### [Task details]
Search the entries below. Return every line that has "drawn" in it.

### [Raw data]
★ ★ ★
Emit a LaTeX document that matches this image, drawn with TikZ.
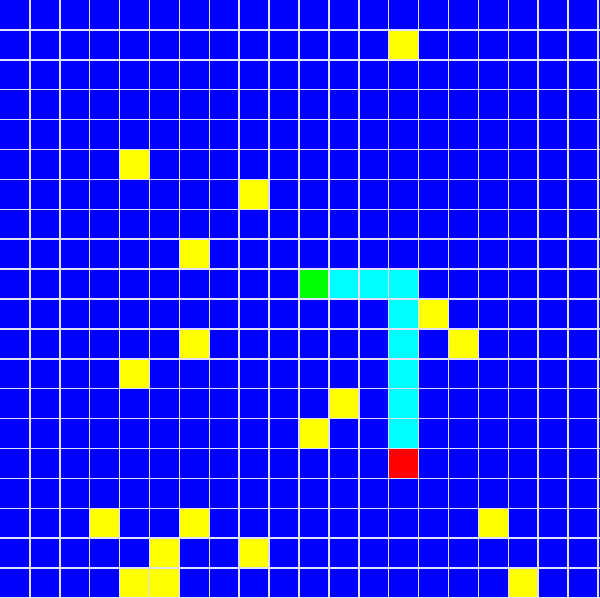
\documentclass[tikz,border=0pt]{standalone}
\usepackage{tikz}
\definecolor{boardblue}{RGB}{0,0,255}
\definecolor{wallyellow}{RGB}{255,255,0}
\definecolor{startgreen}{RGB}{0,255,0}
\definecolor{pathcyan}{RGB}{0,255,255}
\definecolor{goalred}{RGB}{255,0,0}
\definecolor{gridwhite}{RGB}{225,225,255}

\begin{document}
\begin{tikzpicture}[
    x=0.5cm, y=-0.5cm,
    wall/.style={fill=wallyellow},
    trail/.style={fill=pathcyan},
    gridline/.style={draw=gridwhite, line width=0.75pt}
]
\useasboundingbox (0,0) rectangle (20.067,20);
\fill[boardblue] (0,0) rectangle (20.067,20);
% obstacles
\foreach \c/\r in {13/1, 4/5, 8/6, 6/8, 14/10, 15/11, 6/11, 4/12, 11/13, 10/14,
                   3/17, 6/17, 16/17, 5/18, 8/18, 4/19, 5/19, 17/19}
  \path[wall] (\c,\r) rectangle ++(1,1);
% found path
\foreach \c/\r in {11/9, 12/9, 13/9, 13/10, 13/11, 13/12, 13/13, 13/14}
  \path[trail] (\c,\r) rectangle ++(1,1);
\fill[startgreen] (10,9) rectangle ++(1,1);
\fill[goalred] (13,15) rectangle ++(1,1);
% grid
\foreach \k in {1,...,20} {
  \draw[gridline] (\k,0) -- (\k,20);
  \draw[gridline] (0,\k) -- (20.067,\k);
}
\end{tikzpicture}
\end{document}
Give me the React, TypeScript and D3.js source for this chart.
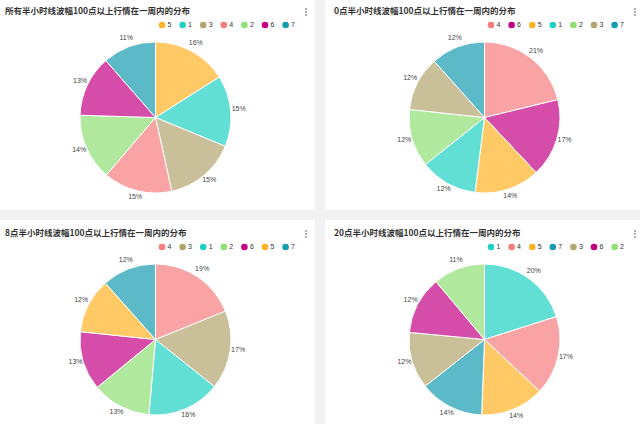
import React from 'react';
import * as d3 from 'd3';

// base colours per weekday key; slices are drawn lighter (opacity) like the original
const COLORS: Record<string, string> = {
  '1': '#20D1C3',
  '2': '#8EE075',
  '3': '#B2A46D',
  '4': '#F67C7E',
  '5': '#FFB224',
  '6': '#C30084',
  '7': '#169BB1',
};

const titles = [
  '所有半小时线波幅100点以上行情在一周内的分布',
  '0点半小时线波幅100点以上行情在一周内的分布',
  '8点半小时线波幅100点以上行情在一周内的分布',
  '20点半小时线波幅100点以上行情在一周内的分布',
];

const keysAll = ['5', '1', '3', '4', '2', '6', '7'];
const valuesAll = [16.0, 15.2, 15.3, 14.7, 14.2, 13.1, 11.4];

const keys0 = ['4', '6', '5', '1', '2', '3', '7'];
const values0 = [21.2, 16.8, 14.0, 12.3, 12.4, 11.7, 11.6];

const keys8 = ['4', '3', '1', '2', '6', '5', '7'];
const values8 = [18.9, 16.9, 15.7, 12.7, 12.6, 11.8, 11.6];

const keys20 = ['1', '4', '5', '7', '3', '6', '2'];
const values20 = [20.1, 16.9, 13.6, 13.8, 12.1, 12.4, 11.1];

const W = 640;
const H = 424;
const PANEL_W = 319;
const PANEL_H = 212;
const origins: [number, number][] = [[-4, -2], [325, -2], [-4, 220], [325, 220]];

const CJK = '"Noto Sans CJK SC", "Noto Sans", sans-serif';
const LATIN = '"Liberation Sans", Arial, sans-serif';

interface PanelProps {
  title: string;
  keys: string[];
  values: number[];
  x: number;
  y: number;
}

const PiePanel: React.FC<PanelProps> = ({ title, keys, values, x, y }) => {
  const radius = 75.5;
  const cx = 159.5;
  const cy = 119.5;
  const total = d3.sum(values);

  const data = keys.map((k, i) => ({ key: k, value: values[i] }));
  const arcs = d3.pie<{ key: string; value: number }>().sort(null).value(d => d.value)(data);
  const arc = d3.arc<d3.PieArcDatum<{ key: string; value: number }>>().innerRadius(0).outerRadius(radius);
  const labelArc = d3.arc<d3.PieArcDatum<{ key: string; value: number }>>().innerRadius(radius + 8).outerRadius(radius + 8);

  const legendX = d3.scaleLinear().domain([0, keys.length - 1]).range([166, 166 + 20.6 * (keys.length - 1)]);

  return (
    <g transform={`translate(${x},${y})`}>
      <rect width={PANEL_W} height={PANEL_H} fill="#fff" />
      <text x={9} y={14} fontFamily={CJK} fontSize={8.5} fontWeight="bold" fill="#333" dominantBaseline="middle">
        {title}
      </text>
      {/* menu dots */}
      {[-3, 0, 3].map(d => (
        <circle key={d} cx={310} cy={14 + d} r={0.9} fill="#888" />
      ))}
      {/* legend */}
      {keys.map((k, i) => (
        <g key={k} transform={`translate(${legendX(i)},27)`}>
          <circle r={3.3} fill={COLORS[k]} />
          <text x={5.5} y={0.3} fontFamily={LATIN} fontSize={7} fill="#333" dominantBaseline="middle">
            {k}
          </text>
        </g>
      ))}
      <g transform={`translate(${cx},${cy})`}>
        {arcs.map(a => (
          <path key={a.data.key} d={arc(a) || ''} fill={COLORS[a.data.key]} fillOpacity={0.7} stroke="#fff" strokeWidth={1} />
        ))}
        {arcs.map(a => {
          const [lx, ly] = labelArc.centroid(a);
          return (
            <text key={'l' + a.data.key} x={lx} y={ly - 1} fontFamily={LATIN} fontSize={7} fill="#444" textAnchor="middle" dominantBaseline="middle">
              {Math.round((a.data.value / total) * 100)}%
            </text>
          );
        })}
      </g>
    </g>
  );
};

export default function App() {
  const panels = [
    { keys: keysAll, values: valuesAll },
    { keys: keys0, values: values0 },
    { keys: keys8, values: values8 },
    { keys: keys20, values: values20 },
  ];
  return (
    <svg width={W} height={H} style={{ position: 'absolute', left: 0, top: 0 }}>
      <rect width={W} height={H} fill="#f2f2f2" />
      {panels.map((p, i) => (
        <PiePanel key={i} title={titles[i]} keys={p.keys} values={p.values} x={origins[i][0]} y={origins[i][1]} />
      ))}
    </svg>
  );
}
★ ★ ★
### [Output below]
Emit a LaTeX document that matches this image, drawn with TikZ.
// base colours per weekday key; slices are drawn lighter (opacity) like the original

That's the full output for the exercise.